Gov. Tom Wolf spoke at the awards ceremony, congratulating the student competitors and emphasizing the importance of career and technical education in Pennsylvania.

“The competition is a way of allowing students at the local level to show off and display their talents,” said David Namey, president of PSEA’s Department of Career and Technical Studies, and a teacher at the Wilkes-Barre Area Career and Technical Center. “At the local level, there is a lot of talent and it just gets better through the districts. Then you get the cream of the crop by the time you get to states.”

Although there are organizations for students in their specific career fields – i.e., FFA for students in agricultural fields of study – Namey notes that SkillsUSA Pennsylvania is the only one that is focused on all career and tech ed fields.

This year’s event, the 50th for SkillsUSA Pennsylvania, featured 32 competitive categories ranging from auto mechanics to web design.
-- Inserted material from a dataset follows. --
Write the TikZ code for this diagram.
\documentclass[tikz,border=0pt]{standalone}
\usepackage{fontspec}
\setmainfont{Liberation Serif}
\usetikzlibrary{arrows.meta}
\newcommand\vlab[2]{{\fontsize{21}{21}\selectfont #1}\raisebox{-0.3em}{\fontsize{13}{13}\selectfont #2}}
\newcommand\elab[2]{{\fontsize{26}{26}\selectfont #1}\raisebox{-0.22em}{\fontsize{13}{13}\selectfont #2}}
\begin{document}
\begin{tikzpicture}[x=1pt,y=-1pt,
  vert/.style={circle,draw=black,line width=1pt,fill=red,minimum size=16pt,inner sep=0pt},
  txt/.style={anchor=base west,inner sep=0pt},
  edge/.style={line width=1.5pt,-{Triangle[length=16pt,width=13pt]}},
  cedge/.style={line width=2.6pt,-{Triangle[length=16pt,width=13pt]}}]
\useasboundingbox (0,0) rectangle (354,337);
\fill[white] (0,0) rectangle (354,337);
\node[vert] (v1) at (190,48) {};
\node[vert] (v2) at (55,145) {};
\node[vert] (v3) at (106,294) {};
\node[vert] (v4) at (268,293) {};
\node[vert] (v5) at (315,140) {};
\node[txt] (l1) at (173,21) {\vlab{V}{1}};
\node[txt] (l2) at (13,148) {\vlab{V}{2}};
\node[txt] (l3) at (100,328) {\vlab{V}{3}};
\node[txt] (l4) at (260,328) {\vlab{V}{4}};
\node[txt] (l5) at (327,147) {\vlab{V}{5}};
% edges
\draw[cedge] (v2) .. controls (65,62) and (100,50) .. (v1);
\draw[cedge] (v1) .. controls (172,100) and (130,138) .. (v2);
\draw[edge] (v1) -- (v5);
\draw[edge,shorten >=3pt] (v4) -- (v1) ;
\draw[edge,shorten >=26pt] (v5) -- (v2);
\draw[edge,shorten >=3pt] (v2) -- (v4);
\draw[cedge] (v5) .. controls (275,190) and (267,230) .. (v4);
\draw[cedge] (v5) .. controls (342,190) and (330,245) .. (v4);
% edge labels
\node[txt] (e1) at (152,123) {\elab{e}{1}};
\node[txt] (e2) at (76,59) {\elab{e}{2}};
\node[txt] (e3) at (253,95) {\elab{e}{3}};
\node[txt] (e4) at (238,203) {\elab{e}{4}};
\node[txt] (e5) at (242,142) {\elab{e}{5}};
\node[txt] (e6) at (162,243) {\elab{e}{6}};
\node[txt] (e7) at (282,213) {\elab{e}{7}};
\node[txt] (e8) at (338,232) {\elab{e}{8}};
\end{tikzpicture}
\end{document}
State winners advance to SkillsUSA’s national competition in June in Louisville, Kentucky.

Namey has been to the nationals with students three times, including a national gold medal winner in 2008.

In addition to providing a great opportunity for students, he said SkillsUSA Pennsylvania has developed model guidelines for personal attributes like leadership, trade ethics, and workmanship standards that career and tech ed teachers work into their classes.
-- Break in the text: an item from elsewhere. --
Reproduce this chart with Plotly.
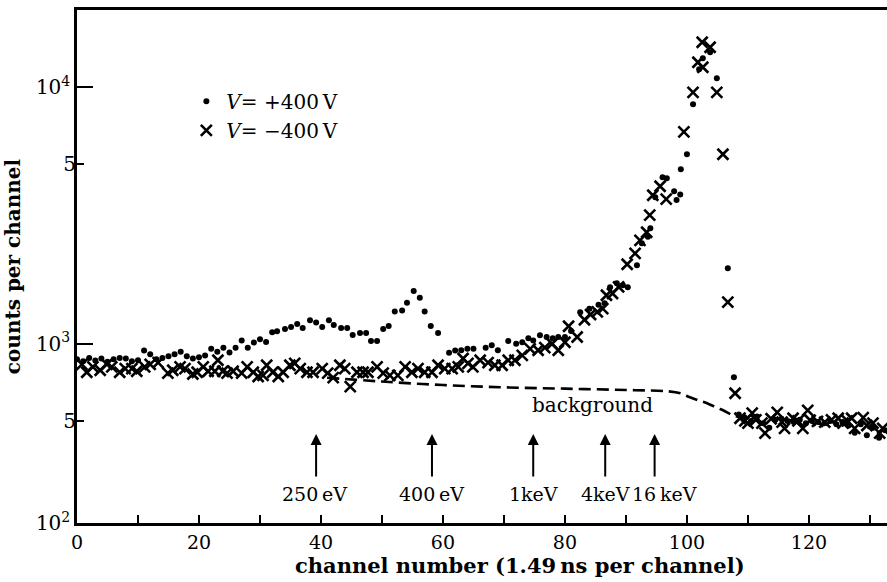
import math
import plotly.graph_objects as go

# V = +400 V (dots)
dot_ch = [0, 1, 2, 3, 4, 5, 6, 7, 8, 9, 10, 11, 12, 13, 14, 15, 16, 17, 18, 19,
          20, 21, 22, 23, 24, 25, 26, 27, 28, 29, 30, 31,
          32, 32.8, 34.1, 35.1, 36.1, 37, 38.2, 39.2, 40.2, 41.3, 42.1, 43.3, 44.3, 45.2,
          46.4, 47.4, 48.2, 49.2, 50.2, 51.1, 52.1, 53.3, 54.1, 55.2, 56.2, 57, 58, 59.2,
          61, 62, 63, 64, 65, 67, 68, 69, 70.7, 72, 73, 74, 74.8, 75.9, 77, 78, 78.9, 80,
          81, 82.5, 84, 85.5, 86.5, 87.4, 88.5, 89.5, 90.3, 91.8, 92.6, 93.6, 94, 94.8,
          96, 96.7, 97.9, 98.3, 98.9, 99, 100, 101, 102, 102.6, 103.8, 104.9, 106.7, 107.7,
          108.5, 109.5, 110.5, 111.5, 112.5, 113.5, 114.5, 115.5, 116.5, 117.5, 118.5,
          119.5, 120.5, 121.5, 122.5, 123.5, 124.5, 125.5, 126.5, 127.5, 128.5, 129.5,
          130.5, 131.5, 132.5]
dot_counts = [870, 855, 880, 860, 875, 850, 870, 880, 876, 855, 862, 940, 910, 870, 880, 893,
              910, 930, 893, 876, 885, 900, 955, 930, 965, 925, 965, 1030, 965, 1010, 1040, 1015,
              1108, 1118, 1140, 1162, 1193, 1151, 1234, 1210, 1162, 1234, 1183, 1151, 1151, 1082,
              1101, 1101, 1025, 1025, 1140, 1172, 1335, 1347, 1444, 1606, 1510, 1335, 1172, 1101,
              923, 940, 943, 955, 955, 965, 986, 943, 1025, 1000, 1013, 1050, 1030, 1078, 1062,
              1050, 1062, 1062,
              1120, 1327, 1370, 1420, 1438, 1660, 1720, 1690, 1660, 2022, 2464, 2610, 2818, 3723,
              4457, 4420, 3930, 3630, 3820, 4790, 5480, 8580, 11750, 12970, 13690, 10840, 1968, 740,
              530, 515, 500, 520, 490, 470, 505, 510, 500, 495, 505,
              490, 500, 495, 490, 500, 485, 495, 480, 450, 485, 440,
              470, 430, 460]

# V = -400 V (crosses)
cross_ch = [0.8, 1.6, 2.6, 3.8, 4.9, 5.7, 7, 7.9, 9, 9.8, 11.1, 12, 13.3, 14.9, 15.7, 16.9,
            17.7, 19, 19.7, 20.7, 21.5, 22.6, 23.1, 23.9, 24.6, 25.6, 27, 27.9, 28.9, 29.7,
            30.5, 31.1, 32.1, 33, 33.8, 34.9, 35.7, 36.6, 37.7, 38.7,
            40.2, 41.1, 42, 43.1, 43.9, 44.8, 45.9, 46.9, 47.7, 49.2, 50.2, 51.3, 52.6, 53.8,
            54.9, 55.9, 57, 58.2, 59.2, 60.3, 61.5, 62.5, 63.3, 64.1, 64.9, 66.1, 67.4, 68.5,
            69.7, 70.7, 71.8, 73, 74.3, 75.6, 76.7, 77.9, 78.9, 80, 80.6, 82, 83.2, 84.2, 85.3,
            86.2, 86.8, 87.8, 88.8, 90.2, 91.5, 92.3, 93.4, 93.9, 94.4, 95.6, 96.6, 99.5, 101,
            101.8, 102.6, 102.5, 103.8, 104.9, 105.9, 106.7, 107.9,
            108.7, 109.5, 110, 110.7, 111.3, 112.3, 112.8, 113.8, 114.8, 115.6, 116, 117.4,
            118.2, 119, 119.8, 120.2, 121.4, 122.6, 123.7, 124.8, 125.6, 126.3, 127, 127.5,
            128.9, 129.5, 130.5, 131.6, 132.1]
cross_counts = [831, 774, 812, 788, 831, 812, 774, 800, 800, 781, 812, 831, 844, 768, 788, 812,
                800, 762, 774, 812, 781, 781, 862, 781, 768, 781, 768, 812, 774, 745,
                753, 824, 774, 745, 774, 824, 838, 800, 774, 774,
                800, 768, 738, 824, 800, 680, 774, 774, 774, 812, 768, 753, 753, 812,
                774, 800, 774, 774, 824, 800, 800, 812, 876, 838, 812, 862, 844, 824,
                824, 862, 862, 901, 955, 943, 965, 1000, 943, 1013, 1170, 1062, 1240, 1300, 1330,
                1370, 1545, 1570, 1665, 2040, 2250, 2530, 2720, 3170, 3790, 4110, 3660, 6700, 9550,
                12510, 11960, 14970, 14310, 9550, 5480, 1452, 641,
                512, 500, 490, 536, 505, 490, 448, 510, 540, 495, 468, 512,
                500, 468, 550, 503, 498, 495, 505, 512, 490, 500, 512, 468,
                515, 480, 490, 448, 468]

# background estimate (dashed)
bg_ch = [41, 50, 60, 70, 80, 90, 97, 99, 100.5, 102, 103.3, 105, 106, 107.5, 109]
bg_counts = [737, 712, 690, 676, 668, 660, 652, 640, 618, 600, 586, 562, 549, 526, 515]

# energy markers
arrow_ch = [39.2, 58.2, 74.8, 86.6, 94.7]
arrow_labels = ["250\u2009eV", "400\u2009eV", "1keV", "4keV", "16\u2009keV"]
label_ch = [39.0, 58.2, 74.8, 86.6, 96.4]
arrow_tip_counts = 445

assert len(dot_ch) == len(dot_counts)
assert len(cross_ch) == len(cross_counts)

FONT = "DejaVu Serif"

fig = go.Figure()
fig.add_trace(go.Scatter(
    x=dot_ch, y=dot_counts, mode="markers", name="<i>V</i>= +400\u2009V",
    marker=dict(symbol="circle", size=6, color="black"), cliponaxis=False))
fig.add_trace(go.Scatter(
    x=cross_ch, y=cross_counts, mode="markers", name="<i>V</i>= \u2212400\u2009V",
    marker=dict(symbol="x-thin", size=11, color="black",
                line=dict(color="black", width=2.6)), cliponaxis=False))
fig.add_trace(go.Scatter(
    x=bg_ch, y=bg_counts, mode="lines", showlegend=False,
    line=dict(color="black", width=2.6, dash="12px,6px", shape="spline")))
# carrier for the minor labelled ticks ("5")
fig.add_trace(go.Scatter(x=[None], y=[None], yaxis="y2", showlegend=False))

tip = math.log10(arrow_tip_counts)
for ch in arrow_ch:
    fig.add_annotation(x=ch, y=tip, text="", showarrow=True, arrowhead=2,
                       arrowsize=1.1, arrowwidth=2, arrowcolor="black",
                       ax=0, ay=44)
for ch, lab in zip(label_ch, arrow_labels):
    fig.add_annotation(x=ch, y=tip, yshift=-60, text=lab, showarrow=False,
                       font=dict(family=FONT, size=19, color="black"))

fig.add_annotation(x=84.5, y=math.log10(578), text="background",
                   showarrow=False, font=dict(family=FONT, size=20, color="black"))

# x-axis title (placed right of centre, as in the original)
fig.add_annotation(xref="paper", yref="paper", x=0.547, y=-0.082,
                   xanchor="center", yanchor="middle", showarrow=False,
                   text="<b>channel number (1.49\u2009ns per channel)</b>",
                   font=dict(family=FONT, size=21, color="black"))

yr = [math.log10(200), math.log10(20000)]

fig.update_layout(
    width=887, height=582,
    margin=dict(l=77, r=0, t=10, b=59),
    paper_bgcolor="white", plot_bgcolor="white",
    font=dict(family=FONT, size=18, color="black"),
    showlegend=True,
    legend=dict(x=0.135, y=0.86, xanchor="left", yanchor="top",
                bgcolor="rgba(0,0,0,0)", itemwidth=30, tracegroupgap=0,
                font=dict(family=FONT, size=20, color="black")),
    xaxis=dict(range=[0, 132.8], showgrid=False, zeroline=False,
               showline=True, linecolor="black", linewidth=2.5, mirror=True,
               ticks="inside", ticklen=8, tickwidth=1.5, tickcolor="black",
               dtick=20, tick0=0,
               minor=dict(dtick=10, tick0=0, ticks="inside", ticklen=8,
                          tickwidth=1.5, tickcolor="black"),
               tickfont=dict(family=FONT, size=19)),
    yaxis=dict(type="log", range=yr, showgrid=False, zeroline=False,
               showline=True, linecolor="black", linewidth=2.5,
               ticks="inside", ticklen=16, tickwidth=2, tickcolor="black",
               tickmode="array", tickvals=[200, 1000, 10000],
               ticktext=["10<sup>2</sup>", "10<sup>3</sup>", "10<sup>4</sup>"],
               tickfont=dict(family=FONT, size=20),
               title=dict(text="counts per channel",
                          font=dict(family=FONT, size=20, weight="bold"), standoff=10)),
    yaxis2=dict(type="log", range=yr, overlaying="y", side="left", anchor="x",
                showgrid=False, zeroline=False, showline=False,
                ticks="inside", ticklen=7, tickwidth=2, tickcolor="black",
                tickmode="array", tickvals=[500, 5000], ticktext=["5", "5"],
                tickfont=dict(family=FONT, size=20)),
)

fig.write_html("out.html")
“They need to know what is expected of them when they move on from high school,” Namey said.

Now, PSEA’s Department of Career and Technical Studies and Namey are pushing for more legislators to be aware of what is going on in this area of public education.

He said there has been no increase in funding for the career and tech ed aspect of state public school funding for 10 years.

“We need our legislators to take notice of the kinds of students that career and technical education produce in Pennsylvania,” Namey said. “There are great success stories to tell.”